>> START Data block
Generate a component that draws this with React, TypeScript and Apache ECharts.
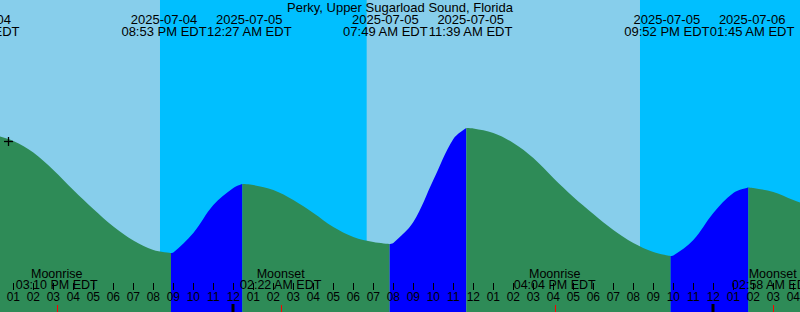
import React, { useEffect, useRef } from 'react';
import * as echarts from 'echarts';

const stationName = 'Perky, Upper Sugarload Sound, Florida';

// Hours since 2025-07-04 12:00 PM EDT, and water level (ft) read at each hour
const hours = [0, 1, 2, 3, 4, 5, 6, 7, 8, 9, 10, 11, 12, 13, 14, 15, 16, 17, 18, 19, 20,
  21, 22, 23, 24, 25, 26, 27, 28, 29, 30, 31, 32, 33, 34, 35, 36, 37, 38, 39, 40, 41];
const levels = [1.55, 1.49, 1.375, 1.2, 1.0, 0.81, 0.635, 0.495, 0.4, 0.375, 0.57, 0.85, 1.02,
  1.05, 1.0, 0.9, 0.77, 0.63, 0.53, 0.48, 0.47, 0.68, 1.1, 1.51, 1.615, 1.57, 1.47, 1.32,
  1.12, 0.93, 0.76, 0.6, 0.47, 0.38, 0.345, 0.5, 0.77, 0.97, 1.02, 0.98, 0.9, 0.83];

// Tide extremes
const tideKinds = ['High', 'Low', 'High', 'Low', 'High', 'Low', 'High'];
const tideDates = ['2025-07-04', '2025-07-04', '2025-07-05', '2025-07-05', '2025-07-05', '2025-07-05', '2025-07-06'];
const tideClock = ['11:13 AM EDT', '08:53 PM EDT', '12:27 AM EDT', '07:49 AM EDT', '11:39 AM EDT', '09:52 PM EDT', '01:45 AM EDT'];
const tideLevels = [1.57, 0.37, 1.06, 0.46, 1.62, 0.34, 1.025];

// Moon events
const moonKinds = ['Moonrise', 'Moonset', 'Moonrise', 'Moonset'];
const moonDates = ['2025-07-04', '2025-07-05', '2025-07-05', '2025-07-06'];
const moonClock = ['03:10 PM EDT', '02:22 AM EDT', '04:04 PM EDT', '02:58 AM EDT'];

// Sun events
const sunKinds = ['Sunset', 'Sunrise', 'Sunset', 'Sunrise'];
const sunDates = ['2025-07-04', '2025-07-05', '2025-07-05', '2025-07-06'];
const sunClock = ['08:20 PM EDT', '06:40 AM EDT', '08:20 PM EDT', '06:41 AM EDT'];

// Current-time marker
const nowDate = '2025-07-04';
const nowClock = '12:45 PM EDT';
const nowLevel = 1.49;

const X_MIN = 0;
const X_MAX = 41;
const Y_MIN = -0.22;
const Y_MAX = 2.9;

const DAY = '#87CEEB';
const NIGHT = '#00BFFF';
const FALLING = '#2E8B57';
const RISING = '#0000FF';
const FONT = '"Liberation Sans", Arial, sans-serif';

const toHours = (date: string, clock: string) => {
  const day = Number(date.slice(8, 10)) - 4;
  const [hm, ampm] = clock.split(' ');
  const [h, m] = hm.split(':').map(Number);
  const h24 = (h % 12) + (ampm === 'PM' ? 12 : 0);
  return day * 24 + h24 + m / 60 - 12;
};

export default function App() {
  const ref = useRef<HTMLDivElement>(null);

  useEffect(() => {
    if (!ref.current) return;
    const chart = echarts.init(ref.current, null, { renderer: 'svg' });

    const tideTimes = tideDates.map((d, i) => toHours(d, tideClock[i]));
    const moonTimes = moonDates.map((d, i) => toHours(d, moonClock[i]));
    const sunTimes = sunDates.map((d, i) => toHours(d, sunClock[i]));
    const nowTime = toHours(nowDate, nowClock);

    const pts: [number, number][] = hours.map((h, i) => [h, levels[i]] as [number, number]);
    tideTimes.forEach((t, i) => pts.push([t, tideLevels[i]]));
    pts.sort((a, b) => a[0] - b[0]);

    const nights: any[] = [];
    for (let i = 0; i < sunKinds.length; i++) {
      if (sunKinds[i] === 'Sunset') {
        const end = i + 1 < sunTimes.length ? sunTimes[i + 1] : X_MAX;
        nights.push([{ xAxis: sunTimes[i] }, { xAxis: Math.min(end, X_MAX) }]);
      }
    }

    const segSeries: any[] = [];
    for (let i = 0; i < tideTimes.length; i++) {
      const start = tideTimes[i];
      const end = i + 1 < tideTimes.length ? tideTimes[i + 1] : Infinity;
      const rising = tideKinds[i] === 'Low';
      const data = pts.filter((p) => p[0] >= start - 1e-9 && p[0] <= end + 1e-9);
      segSeries.push({
        type: 'line',
        z: 2,
        data,
        smooth: 0.35,
        symbol: 'none',
        silent: true,
        lineStyle: { width: 0, opacity: 0 },
        areaStyle: { color: rising ? RISING : FALLING, opacity: 1, origin: 'start' },
        ...(i === 0
          ? {
              markArea: {
                silent: true,
                z: 1,
                itemStyle: { color: NIGHT, opacity: 1, borderWidth: 0 },
                label: { show: false },
                data: nights,
              },
            }
          : {}),
      });
    }

    const measure = document.createElement('canvas').getContext('2d')!;
    measure.font = `13px ${FONT}`;
    const labelWidth = Math.max(...tideClock.map((c) => measure.measureText(c).width));

    const textStyle = (text: string, size: number) => ({
      text,
      fill: '#000',
      font: `${size}px ${FONT}`,
      align: 'center',
      verticalAlign: 'middle',
    });

    const option: any = {
      animation: false,
      backgroundColor: DAY,
      title: {
        text: stationName,
        left: 'center',
        top: 1.3,
        padding: 0,
        textStyle: { fontSize: 13, fontWeight: 'normal', fontFamily: FONT, color: '#000' },
      },
      grid: {
        left: -6.667,
        right: -13.333,
        top: 0,
        bottom: 0,
        containLabel: false,
        outerBoundsMode: 'none',
      },
      xAxis: {
        type: 'value',
        min: X_MIN,
        max: X_MAX,
        interval: 1,
        z: 5,
        axisLine: { show: false },
        splitLine: { show: false },
        axisTick: { show: true, inside: true, length: 7, lineStyle: { color: '#000', width: 1 } },
        axisLabel: {
          inside: true,
          margin: 9,
          color: '#000',
          fontSize: 12,
          fontFamily: FONT,
          hideOverlap: false,
          formatter: (v: number) => String(((Math.round(v) + 11) % 12) + 1).padStart(2, '0'),
        },
      },
      yAxis: { type: 'value', min: Y_MIN, max: Y_MAX, show: false },
      series: [
        ...segSeries,
        {
          type: 'custom',
          z: 8,
          silent: true,
          data: tideTimes.map((t, i) => [t, tideLevels[i]]),
          renderItem: (params: any, api: any) => {
            const xs = tideTimes.map((t) => api.coord([t, 0])[0]);
            for (let i = 0; i < xs.length - 1; i++) {
              if (xs[i + 1] - xs[i] < labelWidth) {
                const m = (xs[i] + xs[i + 1]) / 2;
                xs[i] = m - labelWidth / 2;
                xs[i + 1] = m + labelWidth / 2;
              }
            }
            const x = xs[params.dataIndex];
            return {
              type: 'group',
              children: [
                { type: 'text', x, y: 19.5, style: textStyle(tideDates[params.dataIndex], 13) },
                { type: 'text', x, y: 31.6, style: textStyle(tideClock[params.dataIndex], 13) },
              ],
            };
          },
        },
        {
          type: 'custom',
          z: 8,
          silent: true,
          data: moonTimes.map((t) => [t, 0]),
          renderItem: (params: any, api: any) => {
            const p = api.coord([api.value(0), Y_MIN]);
            const x = p[0];
            return {
              type: 'group',
              children: [
                { type: 'text', x, y: 274, style: textStyle(moonKinds[params.dataIndex], 12.5) },
                { type: 'text', x, y: 285.2, style: textStyle(moonClock[params.dataIndex], 12.5) },
                {
                  type: 'line',
                  shape: { x1: Math.round(x) + 0.5, y1: p[1] - 7, x2: Math.round(x) + 0.5, y2: p[1] },
                  style: { stroke: '#FF0000', lineWidth: 1 },
                },
              ],
            };
          },
        },
        {
          type: 'custom',
          z: 8,
          silent: true,
          data: hours.filter((h) => (h + 12) % 24 === 0).map((h) => [h, 0]),
          renderItem: (params: any, api: any) => {
            const p = api.coord([api.value(0), Y_MIN]);
            return {
              type: 'rect',
              shape: { x: Math.round(p[0]) - 1.5, y: p[1] - 8, width: 3, height: 8 },
              style: { fill: '#000' },
            };
          },
        },
        {
          type: 'custom',
          z: 8,
          silent: true,
          data: [[nowTime, nowLevel]],
          renderItem: (params: any, api: any) => {
            const p = api.coord([api.value(0), api.value(1)]);
            const cx = Math.round(p[0]) + 0.5;
            const cy = Math.round(p[1]) + 0.5;
            return {
              type: 'group',
              children: [
                { type: 'line', shape: { x1: cx - 4.5, y1: cy, x2: cx + 4.5, y2: cy }, style: { stroke: '#000', lineWidth: 1.3 } },
                { type: 'line', shape: { x1: cx, y1: cy - 4.5, x2: cx, y2: cy + 4.5 }, style: { stroke: '#000', lineWidth: 1.3 } },
              ],
            };
          },
        },
      ],
    };

    chart.setOption(option);
    return () => chart.dispose();
  }, []);

  return (
    <div
      ref={ref}
      style={{ position: 'absolute', left: 0, top: 0, width: 800, height: 312 }}
    />
  );
}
>> END Data block
### Task to complete:
From the top of the listing above, repeat each line exactly until you reach the line containing "0.98, 0.9, 0.83];", and repeat that one too. Leave the pictures out.

### Result of this task:
Generate a component that draws this with React, TypeScript and Apache ECharts.
import React, { useEffect, useRef } from 'react';
import * as echarts from 'echarts';

const stationName = 'Perky, Upper Sugarload Sound, Florida';

// Hours since 2025-07-04 12:00 PM EDT, and water level (ft) read at each hour
const hours = [0, 1, 2, 3, 4, 5, 6, 7, 8, 9, 10, 11, 12, 13, 14, 15, 16, 17, 18, 19, 20,
  21, 22, 23, 24, 25, 26, 27, 28, 29, 30, 31, 32, 33, 34, 35, 36, 37, 38, 39, 40, 41];
const levels = [1.55, 1.49, 1.375, 1.2, 1.0, 0.81, 0.635, 0.495, 0.4, 0.375, 0.57, 0.85, 1.02,
  1.05, 1.0, 0.9, 0.77, 0.63, 0.53, 0.48, 0.47, 0.68, 1.1, 1.51, 1.615, 1.57, 1.47, 1.32,
  1.12, 0.93, 0.76, 0.6, 0.47, 0.38, 0.345, 0.5, 0.77, 0.97, 1.02, 0.98, 0.9, 0.83];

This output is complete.